In preparation for Autumn de Wilde’s Emma, costume designer Alexandra Byrne spent her time researching her favorite time period for clothing. “The reason I like this period is that it’s the beginning of fashion plates being published for women,” Byrne says. “The combination of the fashion plate and looking at the original garments lets you understand them as clothes rather than costumes.” Based on the Jane Austen novel of the same name, and starring Anya Taylor-Joy in the eponymous role, Emma follows Emma Woodhouse, a young woman who spends her time meddling in the romantic lives of those around her. Here, Byrne digs into her fresh, personality-focused approach to a well-loved period story.
DEADLINE: How did you get involved with Emma?
ALEXANDRA BYRNE: I met Autumn [de Wilde] when I was in L.A., I think at the tail end of publicity for Mary Queen of Scots. We had lunch and she told me she was doing this film and she told me her ideas and it started there. What attracted me to the film was my very first film that I designed was a Jane Austen. I really like her writing and Autumn had a very particular view, or way she wanted to tell the story for Emma. And it was very clear from my first meeting that she loves clothes, she loves color, she loves fabric. So that’s obviously very attractive and she wants to know all about the period. And I worked very hard on research and in order to start the process and I just thought that it would be great to work with them. It’s a very exciting pitch.

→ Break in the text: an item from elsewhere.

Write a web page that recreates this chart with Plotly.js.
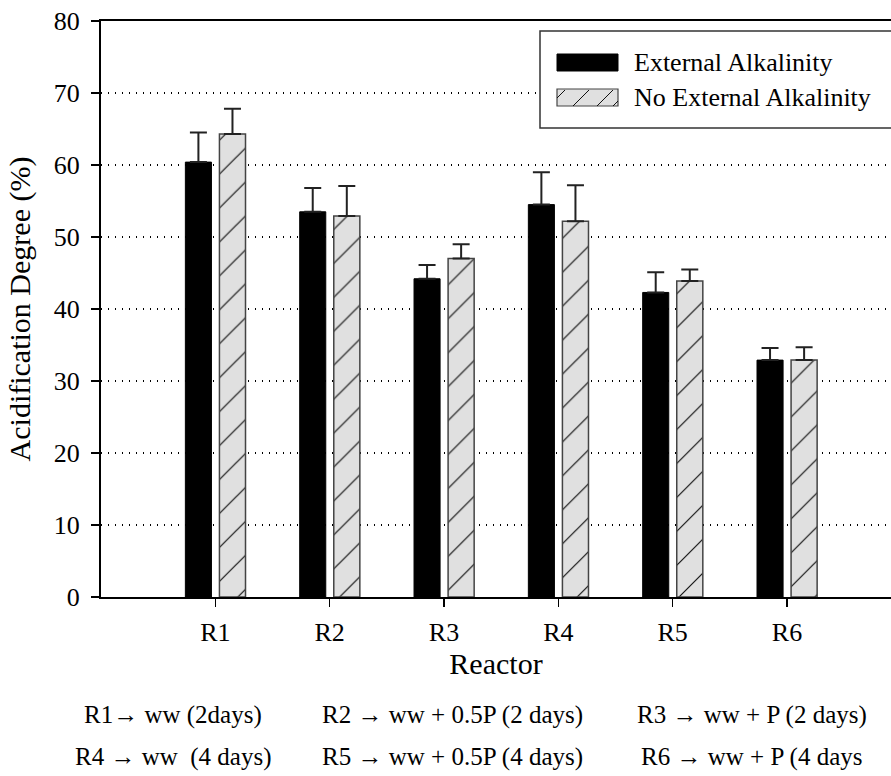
<!DOCTYPE html>
<html>
<head>
<meta charset="utf-8">
<script src="https://cdn.plot.ly/plotly-3.0.1.min.js"></script>
<style>
html,body{margin:0;padding:0;background:#fff;overflow:hidden;}
#chart{width:891px;height:776px;}
</style>
</head>
<body>
<div id="chart"></div>
<script>
// ---- data ----
const reactors = ['R1', 'R2', 'R3', 'R4', 'R5', 'R6'];
const externalAlk = [60.4, 53.5, 44.2, 54.5, 42.3, 32.9];
const externalAlkErr = [4.1, 3.3, 1.9, 4.5, 2.8, 1.7];
const noExternalAlk = [64.3, 52.9, 47.0, 52.2, 43.9, 32.9];
const noExternalAlkErr = [3.5, 4.2, 2.0, 5.0, 1.6, 1.8];
const seriesNames = ['External Alkalinity', 'No External Alkalinity'];
const yTicks = [0, 10, 20, 30, 40, 50, 60, 70, 80];
const notesRow1 = ['R1\u2192 ww (2days)', 'R2 \u2192 ww + 0.5P (2 days)', 'R3 \u2192 ww + P (2 days)'];
const notesRow2 = ['R4 \u2192 ww \u00a0(4 days)', 'R5 \u2192 ww + 0.5P (4 days)', 'R6 \u2192 ww + P (4 days'];

// ---- layout geometry (pixels) ----
const W = 891, H = 776;
const mL = 101, mR = 0, mT = 21, mB = 179;
const plotW = W - mL - mR, plotH = H - mT - mB;
const px = x => (x - mL) / plotW;          // pixel x -> paper
const py = y => (H - mB - y) / plotH;      // pixel y -> paper

const FONT = 'Liberation Serif, Times New Roman, Times, serif';
const hatchBg = '#e0e0e0';

const zeros = reactors.map(() => 0);

const traceExt = {
  type: 'bar', name: seriesNames[0], x: reactors, y: externalAlk,
  width: 0.228, offset: -0.262,
  marker: {color: '#000', line: {color: '#000', width: 1}},
  error_y: {type: 'data', symmetric: false, array: externalAlkErr, arrayminus: zeros,
            color: '#222', thickness: 2, width: 8.5},
  showlegend: false
};
const traceNoExt = {
  type: 'bar', name: seriesNames[1], x: reactors, y: noExternalAlk,
  width: 0.228, offset: 0.036,
  marker: {color: hatchBg, line: {color: '#444', width: 1.5},
           pattern: {shape: '/', size: 24, solidity: 0.05, fgcolor: '#111', bgcolor: hatchBg, fillmode: 'replace'}},
  error_y: {type: 'data', symmetric: false, array: noExternalAlkErr, arrayminus: zeros,
            color: '#222', thickness: 2, width: 8.5},
  showlegend: false
};

// custom legend (box, swatches, labels)
const lgX0 = 540, lgY0 = 31, lgY1 = 128;
const swX0 = 557, swX1 = 618;
const shapes = [
  {type: 'rect', xref: 'paper', yref: 'paper', x0: px(lgX0), x1: 1.02, y0: py(lgY1), y1: py(lgY0),
   fillcolor: '#fff', line: {color: '#333', width: 1.5}, layer: 'above'},
  {type: 'rect', xref: 'paper', yref: 'paper', x0: px(swX0), x1: px(swX1), y0: py(71), y1: py(54),
   fillcolor: '#000', line: {color: '#000', width: 1}, layer: 'above'},
  {type: 'rect', xref: 'paper', yref: 'paper', x0: px(swX0), x1: px(swX1), y0: py(106), y1: py(89),
   fillcolor: hatchBg, line: {color: '#444', width: 1.2}, layer: 'above'}
];
// hatch lines of legend swatch
[[557, 98, 565, 90], [573, 106, 589, 90], [597, 106, 613, 90], [613, 106, 618, 101]].forEach(s => {
  shapes.push({type: 'line', xref: 'paper', yref: 'paper', x0: px(s[0]), y0: py(s[1]), x1: px(s[2]), y1: py(s[3]),
               line: {color: '#111', width: 1}, layer: 'above'});
});

const annotations = [
  {xref: 'paper', yref: 'paper', x: px(632), y: py(63), xanchor: 'left', yanchor: 'middle',
   text: seriesNames[0], showarrow: false, font: {family: FONT, size: 26, color: '#000'}},
  {xref: 'paper', yref: 'paper', x: px(632), y: py(97.5), xanchor: 'left', yanchor: 'middle',
   text: seriesNames[1], showarrow: false, font: {family: FONT, size: 26, color: '#000'}}
];
const noteX = [173, 452, 752];
notesRow1.forEach((t, i) => annotations.push({xref: 'paper', yref: 'paper', x: px(noteX[i]), y: py(715),
  xanchor: 'center', yanchor: 'middle', text: t, showarrow: false, font: {family: FONT, size: 25, color: '#000'}}));
notesRow2.forEach((t, i) => annotations.push({xref: 'paper', yref: 'paper', x: px(noteX[i]), y: py(757),
  xanchor: 'center', yanchor: 'middle', text: t, showarrow: false, font: {family: FONT, size: 25, color: '#000'}}));

const layout = {
  width: W, height: H,
  margin: {l: mL, r: mR, t: mT, b: mB, pad: 0},
  paper_bgcolor: '#fff', plot_bgcolor: '#fff',
  font: {family: FONT, color: '#000'},
  showlegend: false,
  xaxis: {
    type: 'category', range: [-1.0, 5.91],
    showline: true, linecolor: '#000', linewidth: 2, mirror: true,
    ticks: 'outside', ticklen: 8, tickwidth: 1.5, tickcolor: '#000',
    showgrid: false, zeroline: false,
    tickfont: {family: FONT, size: 26},
    ticklabelstandoff: 3,
    title: {text: 'Reactor', font: {family: FONT, size: 30}, standoff: 5}
  },
  yaxis: {
    range: [0, 80], tickvals: yTicks, ticktext: yTicks.map(String),
    showline: true, linecolor: '#000', linewidth: 2, mirror: false,
    ticks: 'outside', ticklen: 8, tickwidth: 1.5, tickcolor: '#000',
    showgrid: true, gridcolor: '#000', gridwidth: 1.2, griddash: '1.2px,5.8px',
    zeroline: false,
    tickfont: {family: FONT, size: 26},
    ticklabelstandoff: 6,
    title: {text: 'Acidification Degree (%)', font: {family: FONT, size: 30}, standoff: 14}
  },
  shapes: shapes,
  annotations: annotations
};

Plotly.newPlot('chart', [traceExt, traceNoExt], layout, {staticPlot: true, displayModeBar: false});
</script>
</body>
</html>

DEADLINE: You mentioned your past work on a different Jane Eyre movie, Persuasion. How much inspiration do you think you took from that into Emma?
BYRNE: Some, but actually it was more of a personal kind of inspiration. I was very aware that when I worked on Persuasion, it was pre-Internet, and I remembered how hard it was to find the research and to find image reference. Whereas now we work at completely the other end of that scale, where through the Internet, we’re inundated with images, a lot of which are inaccurate. So, it’s a very different research process. But actually, what I found interesting was when I was working with Persuasion, it was my first film and I was working with the energy and confidence of total naivete of not knowing what I was doing. So, it reminded me when I was doing Emma, that sometimes you just have to trust your instinct and not overwork things.
DEADLINE: Looking back at that, what do you think is the biggest thing you’ve learned since then that really helped your work on Emma?
BYRNE: I suppose I see the job of a costume designer is to help the director tell the story they want to tell. So I’m more experienced and I have a wider range of storytelling. I think that side of it has become inherent and a process and a way of working in an understanding of fabric. I think for everybody who freelances it’s quite the interesting thing about the job is that there is no career structure. You don’t have a career ladder that you measure where you’ve got to. It’s only when you revisit things that you realize how much you’ve learned and how much experience you’ve accrued on the way. Most of the time, I suddenly go into a project thinking, How is this going to work? And sometimes it’s good to just realize that you do know what you’re doing.
DEADLINE: One of my favorite costumes in the movie is definitely a Bill Nighy robe that seems to almost blend into the chair.
BYRNE: So that actually was a really interesting thing because the inspiration from that did come from Persuasion. Researching that, I spent a lot of time at the V&A [museum in London] looking through their archives and their original pieces. And I found this dressing robe that I’d never seen before that had the built-in waistcoat and the robe all made in the same fabric. And I just thought it was such an amazing garment that I wanted to reuse that idea in this film. So there goes the answer to your first question about what I learned from Persuasion that carries through to Emma, but the reason I like this period is that it is the beginning of fashion plates being published for women. And that was really the beginning of the images playing a crucial part in securing the definition of fashion as a kind of cosmopolitan phenomenon, but then to dovetail with that in terms of research, there are a lot of garments that still exist in the museum. So, the combination of the fashion plate to looking at the original garments, to understand them as clothes, rather than costumes, it’s a bit like somebody in 200 years’ time looking at copies of Vogue and thinking that’s how we all live. You begin to understand the individuality and spontaneity and the character, and that there are no sewing machines, everything is handmade, fabrics are much lighter weight than we imagined. And I mean, just understand the spirit. I got the feeling that you could show a fashion plate to 10 different households in that period. And, and you’d get 10 very, very different looks because the end garment is a combination of the sewing skills or somebody’s taste and their finances as to what they would actually make. I think it was, it was a very individual and inspired period for clothes.